Minister of Environment of Uruguay
- In office 1 February 2023 – 1 March 2025
- President: Luis Lacalle Pou
- Preceded by: Adrián Peña
- Succeeded by: Edgardo Ortuño

Vice President of the National Administration of Telecommunications
- In office 27 June 2020 – 30 January 2023
- Preceded by: Daniel Fuentes
- Succeeded by: Pablo Lanz

Personal details
- Born: Robert Bouvier Torterolo 1966 (age 59–60) Minas, Uruguay
- Party: Colorado Party
- Occupation: Politician

= Robert Bouvier Torterolo =

Uruguayan politician

Robert Bouvier Torterolo (born 1966) is a Uruguayan accountant and politician of the Colorado Party (PC), who served as Minister of Environment from 2023 to 2025, under president Luis Lacalle Pou.

== Political career ==
Bouvier began his political militancy in 1993 on the Lista 15 faction of the Colorado Party.
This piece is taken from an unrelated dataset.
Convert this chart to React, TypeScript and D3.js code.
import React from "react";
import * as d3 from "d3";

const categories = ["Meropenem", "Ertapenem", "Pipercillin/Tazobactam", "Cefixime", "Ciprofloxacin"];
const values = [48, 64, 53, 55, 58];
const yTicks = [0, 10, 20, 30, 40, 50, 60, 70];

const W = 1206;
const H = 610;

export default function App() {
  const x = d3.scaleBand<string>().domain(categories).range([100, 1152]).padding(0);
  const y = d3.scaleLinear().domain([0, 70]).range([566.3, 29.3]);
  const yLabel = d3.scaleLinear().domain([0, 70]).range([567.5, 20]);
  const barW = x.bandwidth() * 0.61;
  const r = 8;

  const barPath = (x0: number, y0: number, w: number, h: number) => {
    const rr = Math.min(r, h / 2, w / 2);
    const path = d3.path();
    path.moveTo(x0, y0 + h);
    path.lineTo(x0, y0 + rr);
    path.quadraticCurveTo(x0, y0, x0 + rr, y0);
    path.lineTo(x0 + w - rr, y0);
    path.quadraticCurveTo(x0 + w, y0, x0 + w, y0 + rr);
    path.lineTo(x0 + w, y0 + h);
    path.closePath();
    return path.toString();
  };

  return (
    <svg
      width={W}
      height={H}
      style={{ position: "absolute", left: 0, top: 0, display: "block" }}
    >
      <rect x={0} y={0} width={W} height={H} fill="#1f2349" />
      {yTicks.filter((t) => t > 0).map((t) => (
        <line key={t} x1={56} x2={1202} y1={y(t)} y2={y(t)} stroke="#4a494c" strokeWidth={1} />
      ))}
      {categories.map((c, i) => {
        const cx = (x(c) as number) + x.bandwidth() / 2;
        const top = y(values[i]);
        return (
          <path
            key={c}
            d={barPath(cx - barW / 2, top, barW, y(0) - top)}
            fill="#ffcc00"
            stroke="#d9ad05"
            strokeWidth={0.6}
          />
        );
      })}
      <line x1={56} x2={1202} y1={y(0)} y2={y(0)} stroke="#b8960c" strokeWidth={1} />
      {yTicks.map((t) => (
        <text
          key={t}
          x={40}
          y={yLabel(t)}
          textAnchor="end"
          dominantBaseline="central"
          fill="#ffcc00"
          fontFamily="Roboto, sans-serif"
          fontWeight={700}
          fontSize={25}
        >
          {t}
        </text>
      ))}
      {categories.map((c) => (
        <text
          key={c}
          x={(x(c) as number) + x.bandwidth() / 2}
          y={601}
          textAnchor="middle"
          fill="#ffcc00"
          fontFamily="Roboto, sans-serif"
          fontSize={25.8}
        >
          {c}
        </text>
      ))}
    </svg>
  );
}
He was edil of Lavalleja Department in three terms. In the 2010 municipal elections he ran for Intendant of Lavalleja, placing second within his party.

After integrating Vamos Uruguay, in 2018 he joined the Ciudadanos faction.

== Minister of Environment ==
At the end of January 2023, he was appointed Minister of the Environment by President Luis Lacalle Pou after the resignation of Adrián Peña amid a controversy.